* MATERIAL PROVIDED:
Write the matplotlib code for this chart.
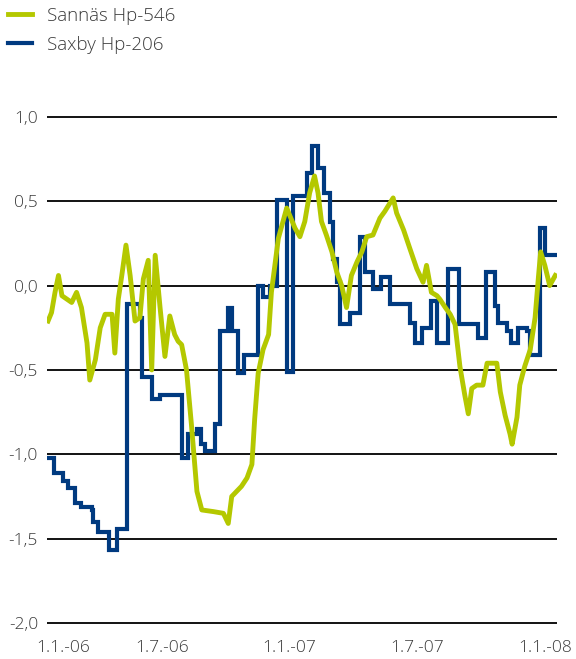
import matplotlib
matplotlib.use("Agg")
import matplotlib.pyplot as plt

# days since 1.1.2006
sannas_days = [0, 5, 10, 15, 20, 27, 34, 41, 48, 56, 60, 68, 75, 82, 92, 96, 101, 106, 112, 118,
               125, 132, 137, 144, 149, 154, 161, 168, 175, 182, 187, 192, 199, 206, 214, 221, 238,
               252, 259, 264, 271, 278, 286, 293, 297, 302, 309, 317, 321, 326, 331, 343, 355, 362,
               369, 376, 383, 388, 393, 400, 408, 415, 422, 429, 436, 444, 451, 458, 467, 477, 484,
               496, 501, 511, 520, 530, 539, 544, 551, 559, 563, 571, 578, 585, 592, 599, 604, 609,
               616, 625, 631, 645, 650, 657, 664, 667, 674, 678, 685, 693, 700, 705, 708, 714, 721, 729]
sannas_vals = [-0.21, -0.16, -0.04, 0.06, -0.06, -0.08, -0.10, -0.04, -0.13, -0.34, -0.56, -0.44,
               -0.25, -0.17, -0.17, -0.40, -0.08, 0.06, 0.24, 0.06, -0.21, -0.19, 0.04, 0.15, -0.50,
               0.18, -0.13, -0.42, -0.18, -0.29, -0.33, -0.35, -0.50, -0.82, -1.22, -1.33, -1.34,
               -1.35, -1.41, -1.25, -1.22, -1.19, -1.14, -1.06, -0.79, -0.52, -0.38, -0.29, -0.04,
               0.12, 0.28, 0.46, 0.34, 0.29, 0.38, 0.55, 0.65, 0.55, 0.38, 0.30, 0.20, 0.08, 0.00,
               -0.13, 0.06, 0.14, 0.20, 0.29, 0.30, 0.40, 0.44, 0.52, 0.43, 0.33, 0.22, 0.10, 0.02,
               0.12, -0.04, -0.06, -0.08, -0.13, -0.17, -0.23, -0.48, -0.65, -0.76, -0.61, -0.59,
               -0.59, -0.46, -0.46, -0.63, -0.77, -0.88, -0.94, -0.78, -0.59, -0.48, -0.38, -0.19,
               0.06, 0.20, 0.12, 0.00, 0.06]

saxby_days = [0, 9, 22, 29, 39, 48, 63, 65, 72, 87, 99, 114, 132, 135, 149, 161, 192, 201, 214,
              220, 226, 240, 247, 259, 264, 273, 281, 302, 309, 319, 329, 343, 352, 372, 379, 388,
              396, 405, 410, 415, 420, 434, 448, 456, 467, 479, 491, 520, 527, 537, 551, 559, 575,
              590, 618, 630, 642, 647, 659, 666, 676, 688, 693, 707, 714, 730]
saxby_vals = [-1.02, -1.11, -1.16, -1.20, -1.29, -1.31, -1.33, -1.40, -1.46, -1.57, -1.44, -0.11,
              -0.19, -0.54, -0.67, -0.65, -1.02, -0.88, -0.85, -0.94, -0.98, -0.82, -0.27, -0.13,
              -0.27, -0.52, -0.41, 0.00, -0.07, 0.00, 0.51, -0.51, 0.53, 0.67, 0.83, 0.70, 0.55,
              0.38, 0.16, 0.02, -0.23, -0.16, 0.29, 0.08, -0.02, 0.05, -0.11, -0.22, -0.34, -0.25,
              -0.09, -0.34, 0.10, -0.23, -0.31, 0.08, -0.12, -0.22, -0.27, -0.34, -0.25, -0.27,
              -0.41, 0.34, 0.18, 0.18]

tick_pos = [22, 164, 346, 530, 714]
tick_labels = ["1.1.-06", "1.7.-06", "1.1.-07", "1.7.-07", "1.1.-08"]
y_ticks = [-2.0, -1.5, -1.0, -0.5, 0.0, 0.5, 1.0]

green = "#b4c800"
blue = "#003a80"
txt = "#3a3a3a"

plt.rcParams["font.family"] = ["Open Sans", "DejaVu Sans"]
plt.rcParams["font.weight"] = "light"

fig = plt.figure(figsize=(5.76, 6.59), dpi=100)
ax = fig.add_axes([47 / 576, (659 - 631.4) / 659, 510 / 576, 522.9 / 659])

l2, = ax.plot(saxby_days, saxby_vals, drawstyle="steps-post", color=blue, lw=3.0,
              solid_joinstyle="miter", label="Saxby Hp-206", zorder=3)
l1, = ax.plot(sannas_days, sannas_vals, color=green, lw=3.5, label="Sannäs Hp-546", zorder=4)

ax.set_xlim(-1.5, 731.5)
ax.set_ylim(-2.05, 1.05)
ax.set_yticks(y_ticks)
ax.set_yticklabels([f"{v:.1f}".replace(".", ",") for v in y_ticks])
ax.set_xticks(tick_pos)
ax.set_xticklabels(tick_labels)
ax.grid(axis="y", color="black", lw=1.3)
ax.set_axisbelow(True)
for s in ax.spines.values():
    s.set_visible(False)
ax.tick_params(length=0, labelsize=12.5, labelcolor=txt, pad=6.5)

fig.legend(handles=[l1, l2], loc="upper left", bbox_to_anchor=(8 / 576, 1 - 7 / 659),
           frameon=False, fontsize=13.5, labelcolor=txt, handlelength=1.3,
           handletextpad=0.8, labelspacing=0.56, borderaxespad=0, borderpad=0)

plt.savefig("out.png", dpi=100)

* WHAT IS NEEDED: Write out again exactly the lines from the start of the data above through the line containing "import matplotlib.pyplot as plt", inclusive, excluding any pictures.

* SOLUTION TO THE PROBLEM:
Write the matplotlib code for this chart.
import matplotlib
matplotlib.use("Agg")
import matplotlib.pyplot as plt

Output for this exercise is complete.